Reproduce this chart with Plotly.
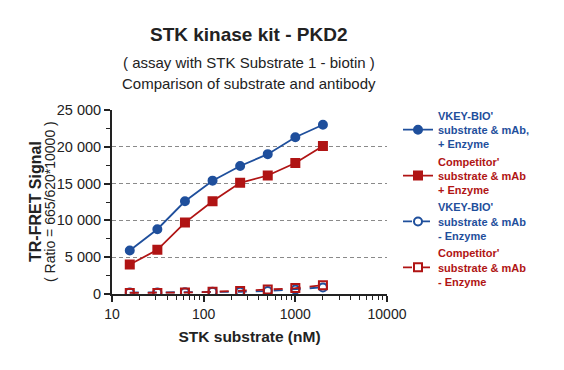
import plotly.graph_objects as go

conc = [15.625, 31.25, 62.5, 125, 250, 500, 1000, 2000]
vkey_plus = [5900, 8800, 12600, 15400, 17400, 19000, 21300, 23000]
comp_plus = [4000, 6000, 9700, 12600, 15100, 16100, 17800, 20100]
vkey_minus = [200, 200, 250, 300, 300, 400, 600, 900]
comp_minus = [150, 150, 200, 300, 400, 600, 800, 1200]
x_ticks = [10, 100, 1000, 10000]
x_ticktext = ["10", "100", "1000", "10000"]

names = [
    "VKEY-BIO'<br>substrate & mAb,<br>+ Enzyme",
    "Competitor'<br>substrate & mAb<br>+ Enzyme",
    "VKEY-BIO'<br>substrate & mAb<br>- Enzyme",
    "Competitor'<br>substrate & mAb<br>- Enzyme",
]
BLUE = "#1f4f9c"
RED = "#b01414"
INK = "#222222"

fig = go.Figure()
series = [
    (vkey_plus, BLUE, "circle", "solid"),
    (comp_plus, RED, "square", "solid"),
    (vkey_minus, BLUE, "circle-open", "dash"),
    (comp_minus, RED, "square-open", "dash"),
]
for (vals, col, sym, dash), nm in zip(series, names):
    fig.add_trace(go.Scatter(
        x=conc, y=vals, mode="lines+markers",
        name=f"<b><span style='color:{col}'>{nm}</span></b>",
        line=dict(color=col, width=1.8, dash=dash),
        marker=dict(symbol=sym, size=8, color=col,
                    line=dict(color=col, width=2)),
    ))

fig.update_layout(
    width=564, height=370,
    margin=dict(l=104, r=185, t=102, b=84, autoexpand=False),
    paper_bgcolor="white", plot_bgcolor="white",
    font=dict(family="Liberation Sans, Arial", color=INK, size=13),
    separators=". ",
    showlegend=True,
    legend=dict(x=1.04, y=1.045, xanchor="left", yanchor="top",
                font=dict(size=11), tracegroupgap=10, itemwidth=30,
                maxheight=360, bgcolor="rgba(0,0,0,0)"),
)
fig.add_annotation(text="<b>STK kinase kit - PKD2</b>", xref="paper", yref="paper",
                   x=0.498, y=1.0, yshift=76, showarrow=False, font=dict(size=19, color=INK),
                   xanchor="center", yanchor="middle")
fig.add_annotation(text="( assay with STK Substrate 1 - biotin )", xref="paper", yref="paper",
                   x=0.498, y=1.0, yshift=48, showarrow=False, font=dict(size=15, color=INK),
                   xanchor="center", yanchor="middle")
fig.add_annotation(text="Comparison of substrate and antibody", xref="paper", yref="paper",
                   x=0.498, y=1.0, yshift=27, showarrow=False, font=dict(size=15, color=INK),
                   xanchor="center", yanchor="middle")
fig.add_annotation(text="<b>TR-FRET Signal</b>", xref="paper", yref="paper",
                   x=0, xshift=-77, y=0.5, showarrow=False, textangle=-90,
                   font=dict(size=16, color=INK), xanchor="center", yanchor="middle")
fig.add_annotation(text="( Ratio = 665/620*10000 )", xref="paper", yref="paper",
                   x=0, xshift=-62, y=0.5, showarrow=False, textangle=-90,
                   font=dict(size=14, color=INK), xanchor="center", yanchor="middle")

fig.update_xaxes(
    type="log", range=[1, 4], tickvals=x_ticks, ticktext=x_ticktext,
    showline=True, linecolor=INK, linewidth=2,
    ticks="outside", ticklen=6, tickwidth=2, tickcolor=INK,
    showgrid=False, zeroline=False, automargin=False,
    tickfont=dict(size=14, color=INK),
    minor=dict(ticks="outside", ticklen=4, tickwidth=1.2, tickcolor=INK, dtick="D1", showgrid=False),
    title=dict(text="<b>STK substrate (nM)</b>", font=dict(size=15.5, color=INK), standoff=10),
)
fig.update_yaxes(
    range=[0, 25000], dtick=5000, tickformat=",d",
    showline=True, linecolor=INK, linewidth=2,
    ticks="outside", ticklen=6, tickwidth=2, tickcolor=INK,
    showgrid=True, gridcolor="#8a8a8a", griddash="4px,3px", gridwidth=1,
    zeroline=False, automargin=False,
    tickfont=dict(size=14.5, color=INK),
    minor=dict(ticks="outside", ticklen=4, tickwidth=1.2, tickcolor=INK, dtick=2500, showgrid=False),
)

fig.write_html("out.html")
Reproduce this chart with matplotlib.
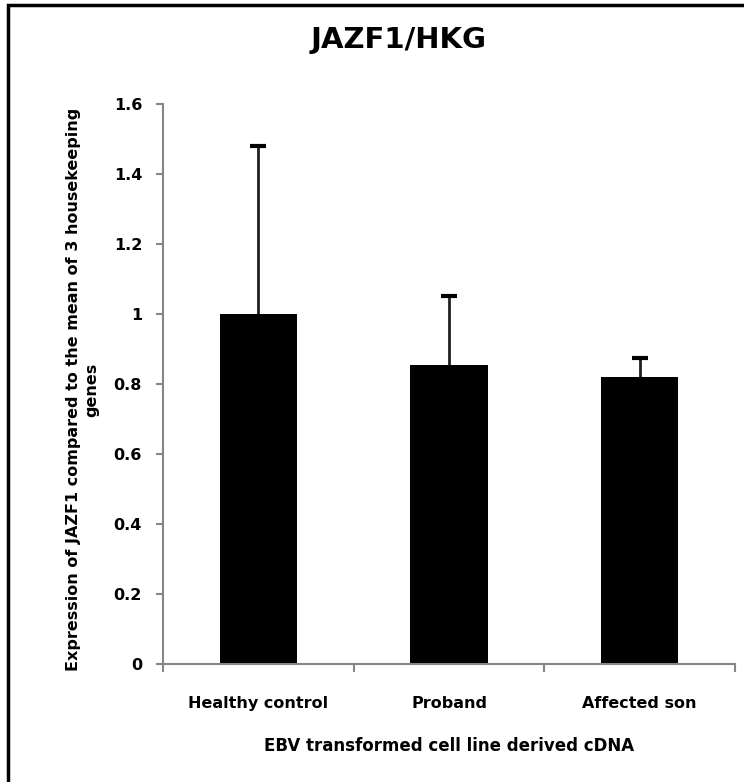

> **Your instructions**:
From the listing, extract all text exactly as given and drop any picture.

> **Answer below**:
Reproduce this chart with Plotly.
import plotly.graph_objects as go

conc = [15.625, 31.25, 62.5, 125, 250, 500, 1000, 2000]
vkey_plus = [5900, 8800, 12600, 15400, 17400, 19000, 21300, 23000]
comp_plus = [4000, 6000, 9700, 12600, 15100, 16100, 17800, 20100]
vkey_minus = [200, 200, 250, 300, 300, 400, 600, 900]
comp_minus = [150, 150, 200, 300, 400, 600, 800, 1200]
x_ticks = [10, 100, 1000, 10000]
x_ticktext = ["10", "100", "1000", "10000"]

names = [
    "VKEY-BIO'<br>substrate & mAb,<br>+ Enzyme",
    "Competitor'<br>substrate & mAb<br>+ Enzyme",
    "VKEY-BIO'<br>substrate & mAb<br>- Enzyme",
    "Competitor'<br>substrate & mAb<br>- Enzyme",
]
BLUE = "#1f4f9c"
RED = "#b01414"
INK = "#222222"

fig = go.Figure()
series = [
    (vkey_plus, BLUE, "circle", "solid"),
    (comp_plus, RED, "square", "solid"),
    (vkey_minus, BLUE, "circle-open", "dash"),
    (comp_minus, RED, "square-open", "dash"),
]
for (vals, col, sym, dash), nm in zip(series, names):
    fig.add_trace(go.Scatter(
        x=conc, y=vals, mode="lines+markers",
        name=f"<b><span style='color:{col}'>{nm}</span></b>",
        line=dict(color=col, width=1.8, dash=dash),
        marker=dict(symbol=sym, size=8, color=col,
                    line=dict(color=col, width=2)),
    ))

fig.update_layout(
    width=564, height=370,
    margin=dict(l=104, r=185, t=102, b=84, autoexpand=False),
    paper_bgcolor="white", plot_bgcolor="white",
    font=dict(family="Liberation Sans, Arial", color=INK, size=13),
    separators=". ",
    showlegend=True,
    legend=dict(x=1.04, y=1.045, xanchor="left", yanchor="top",
                font=dict(size=11), tracegroupgap=10, itemwidth=30,
                maxheight=360, bgcolor="rgba(0,0,0,0)"),
)
fig.add_annotation(text="<b>STK kinase kit - PKD2</b>", xref="paper", yref="paper",
                   x=0.498, y=1.0, yshift=76, showarrow=False, font=dict(size=19, color=INK),
                   xanchor="center", yanchor="middle")
fig.add_annotation(text="( assay with STK Substrate 1 - biotin )", xref="paper", yref="paper",
                   x=0.498, y=1.0, yshift=48, showarrow=False, font=dict(size=15, color=INK),
                   xanchor="center", yanchor="middle")
fig.add_annotation(text="Comparison of substrate and antibody", xref="paper", yref="paper",
                   x=0.498, y=1.0, yshift=27, showarrow=False, font=dict(size=15, color=INK),
                   xanchor="center", yanchor="middle")
fig.add_annotation(text="<b>TR-FRET Signal</b>", xref="paper", yref="paper",
                   x=0, xshift=-77, y=0.5, showarrow=False, textangle=-90,
                   font=dict(size=16, color=INK), xanchor="center", yanchor="middle")
fig.add_annotation(text="( Ratio = 665/620*10000 )", xref="paper", yref="paper",
                   x=0, xshift=-62, y=0.5, showarrow=False, textangle=-90,
                   font=dict(size=14, color=INK), xanchor="center", yanchor="middle")

fig.update_xaxes(
    type="log", range=[1, 4], tickvals=x_ticks, ticktext=x_ticktext,
    showline=True, linecolor=INK, linewidth=2,
    ticks="outside", ticklen=6, tickwidth=2, tickcolor=INK,
    showgrid=False, zeroline=False, automargin=False,
    tickfont=dict(size=14, color=INK),
    minor=dict(ticks="outside", ticklen=4, tickwidth=1.2, tickcolor=INK, dtick="D1", showgrid=False),
    title=dict(text="<b>STK substrate (nM)</b>", font=dict(size=15.5, color=INK), standoff=10),
)
fig.update_yaxes(
    range=[0, 25000], dtick=5000, tickformat=",d",
    showline=True, linecolor=INK, linewidth=2,
    ticks="outside", ticklen=6, tickwidth=2, tickcolor=INK,
    showgrid=True, gridcolor="#8a8a8a", griddash="4px,3px", gridwidth=1,
    zeroline=False, automargin=False,
    tickfont=dict(size=14.5, color=INK),
    minor=dict(ticks="outside", ticklen=4, tickwidth=1.2, tickcolor=INK, dtick=2500, showgrid=False),
)

fig.write_html("out.html")
Reproduce this chart with matplotlib.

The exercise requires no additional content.